Please understand that I’m fully aware of the power of
icons. The swastika was a symbol for
good luck well into the early part of the last century until the Nazi party in
Germany hijacked it. Even the Boy Scouts
of America had the swastika on some of their tokens up into the 1930s. Regardless, today the swastika only means one
thing – neo-Naziism and racial hate.
I also understand that icons like flags and statues can be
painful reminders to some about our history.
But there is a big difference between a long-standing statue of the
icons of our American history and a swastika.
True, with few exceptions, Southern political and military
leaders during the years leading up to and including the Civil War were
proponents of slavery. But that wasn’t
the totality of their character and these men are a part of our history – both
the good and the bad. Those who call for
the removal of the Jefferson Memorial in Washington because Jefferson was a
slave owner, see him and many other founding fathers in a one-dimensional
manner – their only place in life was slave-owner.
This denies the incredible impact these men had on the
shaping of a country and Constitution that allowed this very complaint to be
addressed and corrected.
At some point we have to say, “Come on. If you don’t like the statue, don’t look at
it.” There is nothing in the
Constitution that says Americans should be free from ever being offended.
The “don’t ever offend me” crowd presents an argument that
will eventually collapse. What if your
“don’t offend me” comments offends me? Such
rhetoric can only be defended by a double-standard. Don’t offend me, but I can offend you.

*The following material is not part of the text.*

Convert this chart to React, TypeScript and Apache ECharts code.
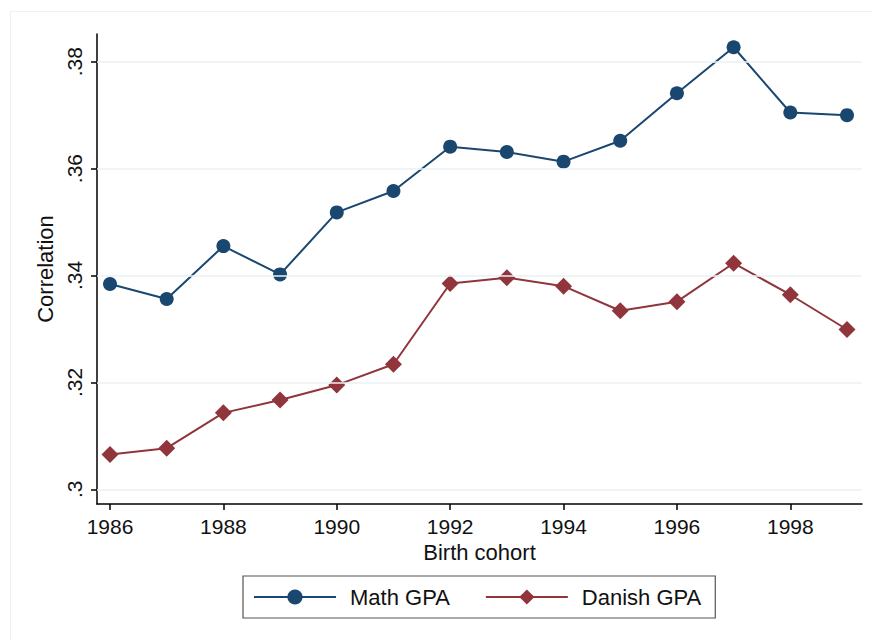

In regard to our history, what are we to do? Remove all signs of our history from our
culture? Where would that get us? Should we remove every street sign that includes
the name of Jefferson, Washington, and other historical figures who held any objectionable
views? Should we change the names of any
park, city, or school that perpetuates the memory of anyone who was less than
At some point, we have to admit that history is
complex. Jefferson was a slave owner –
no doubt. But he was also an inventor, a
visionary leader, a brilliant scholar, and many other things. To reduce his life to a single objectionable
description would be the equivalent of supposing any of us should be seen
exclusively through the lens of one of our flaws. We are human.
So maybe there are two equally important responses to
debates over what to do with reminders of the past. There is a point where an icon – a swastika,
for example – is so offensive to the majority of viewers that it certainly
shouldn’t be incorporated into public life.
On the other hand, as we tell our children, believing that
you should never be offended is ridiculous.
Even more ridiculous is believing that the country should change in any
way you demand simply because you are offended.